Malgré eux, les Australiens entament ici leur nouvelle ère. Le 19 février 1980, à l'âge de 33 ans, Bon Scott décède d'asphyxie et de congestion, à l'arrière d'une Renault 5, à Londres, au cours d'une nuit de cuite. Il était en train de bosser, avec son pote français Bernie Bonvoisin (leader de Trust, dont le dernier album est sorti récemment), à l'adaptation en français des paroles des chansons de l'album Répression de Trust. Trust qui, en 1981, sur Marche Ou Crêve, dédiera une chanson, Ton Dernier Acte, à Bon. AC/DC est, selon les dires d'Angus Young dans une interview, comme amputé d'un bras avec la mort de leur frontman charismatique et roublard. On les dit finis pour le compte. Mais après une période difficile de deuil et d'abattement, le groupe se ressaisit. Des fans leur parlent d'un chanteur assez hallucinant, à la voix haut-perchée, aux rouflaquettes ringardes et au béret vissé sur le crâne, qui chante dans un groupe de rock à la Slade (du rock à la fois glam et hard), Geordie. Le chanteur s'appelle Brian Johnson. AC/DC va le voir en concert, et est subjugué. Voix, prestance scénique, look, le mec a à peu près tout ce qu'il faut là où il faut. Johnson est convoqué pour des essais, au cours desquels il convainc tellement le groupe qu'il est engagé comme chanteur. Il n'en revient pas. On lui offre un petit chèque, une bagnole, et en plus, l'enregistrement du nouvel album, sous la houlette de Robert John 'Mutt' Lange, aura lieu non pas à Londres, ni en Australie, mais au Bahamas, aux studios Compass Point de Nassau. Bob Dylan, Dire Straits y ont enregistré, Iron Maiden y enregistrera aussi.
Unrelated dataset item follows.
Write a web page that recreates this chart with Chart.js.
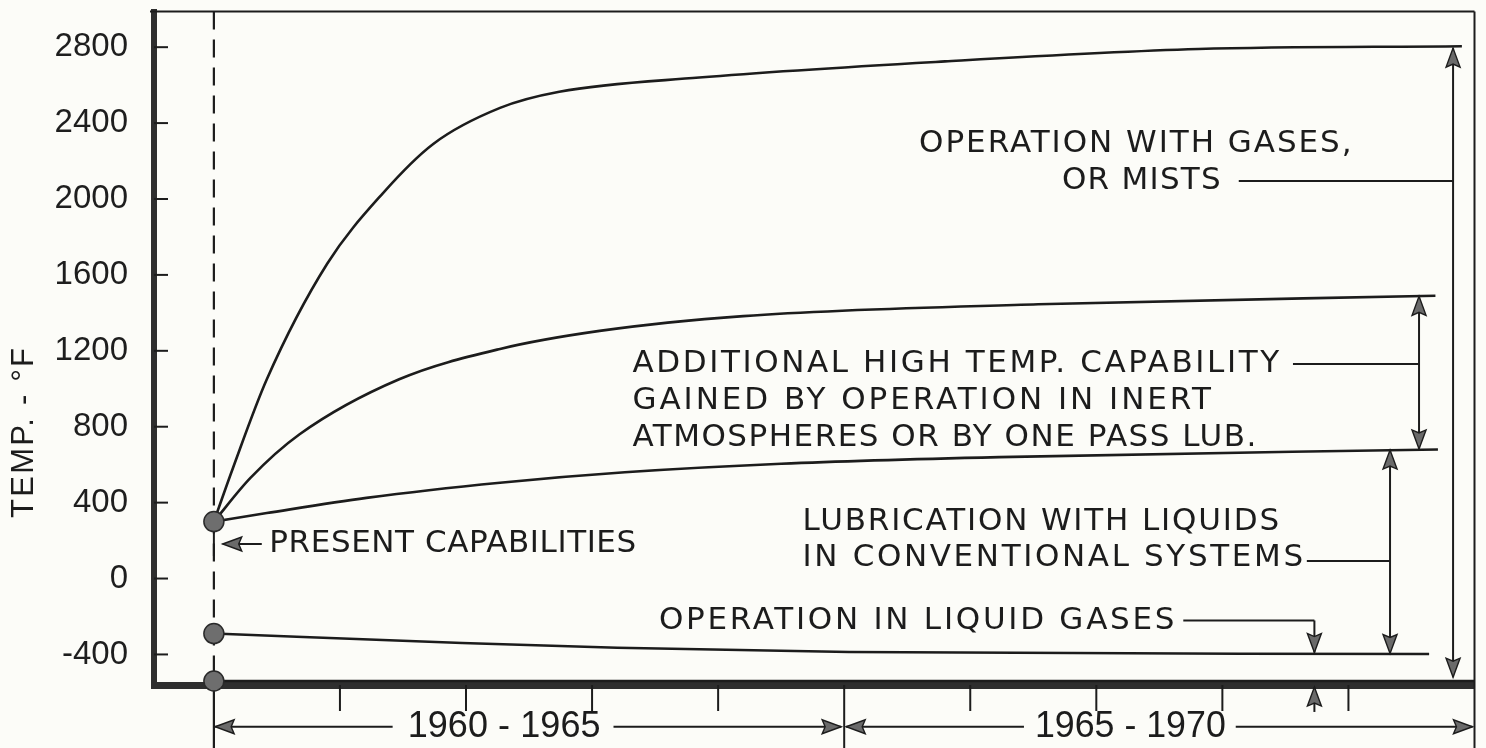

Les précédents albums étaient constitués de chansons signées de Bon Scott et des frangins Young. Back In Black, leur premier album avec Brian Johnson, sera, comme les suivants jusqu'en 1988 inclus (après, ça sera les frangins seuls), signé des frangins et de Brian Johnson, qui reprend donc toutes les attributions du défunt chanteur. Sorti en juillet 1980 sous une pochette totalement noire, avec le label du groupe embossé en liseré blanc et le nom de l'album embossé en noir, Back In Black sera un triomphe qui fera dire à tout le monde que, non, AC/DC n'est pas mort. 42 minutes de hard-rock infernal, produit à la perfection même s'il est vrai que la basse de Cliff Williams n'est pas super audible tout du long. Mais les deux guitaristes, tour à tour leader et rythmique, et le chanteur livrent une triple prestation tellement bluffante et définitive qu'on en oublie le reste (à ce propos, la batterie de Rudd n'est pas en reste, elle, quelle frappe !). Là encore, il faut le dire, l'album n'est pas parfait, bien qu'il s'agisse d'un des sommets du genre. Comme tous les albums d'AC/DC, sans exception, Back In Black offre des fillers. Plus précisément, Shake A Leg force le trait avec une lourdeur inutile, et Given The Dog A Bone, aux paroles en double-sens des plus obscènes et que Bon aurait validées ('filer un os au chien', on devine de quel os il s'agit, surtout que c'est pas un os stricto sensu), est également assez lourd. Marrant, ces deux chansons sont au même emplacement, sur leurs faces respectives, en avant-dernière position, avant un final de face, à chaque fois, bluesy et au rythme plus lent que le reste de l'album. Les deux faces sont d'ailleurs agencées de la même façon, avec un morceau démoniaque de maîtrise en intro (Hells Bells et ses cloches, You're only young, but You're gonna die, Back In Black et son riff monstrueux), un morceau génial en succession (Shoot To Thrill, le tubissime - et un petit peu énervant à la longue, comme Iron Maiden et son Run To The Hills - You Shook Me All Night Long) et un morceau rentre-dedans ensuite (What Do You Do For Money Honey, simpliste mais sympa ; Have A Drink On Me, hommage à Bon Scott comme il se doit).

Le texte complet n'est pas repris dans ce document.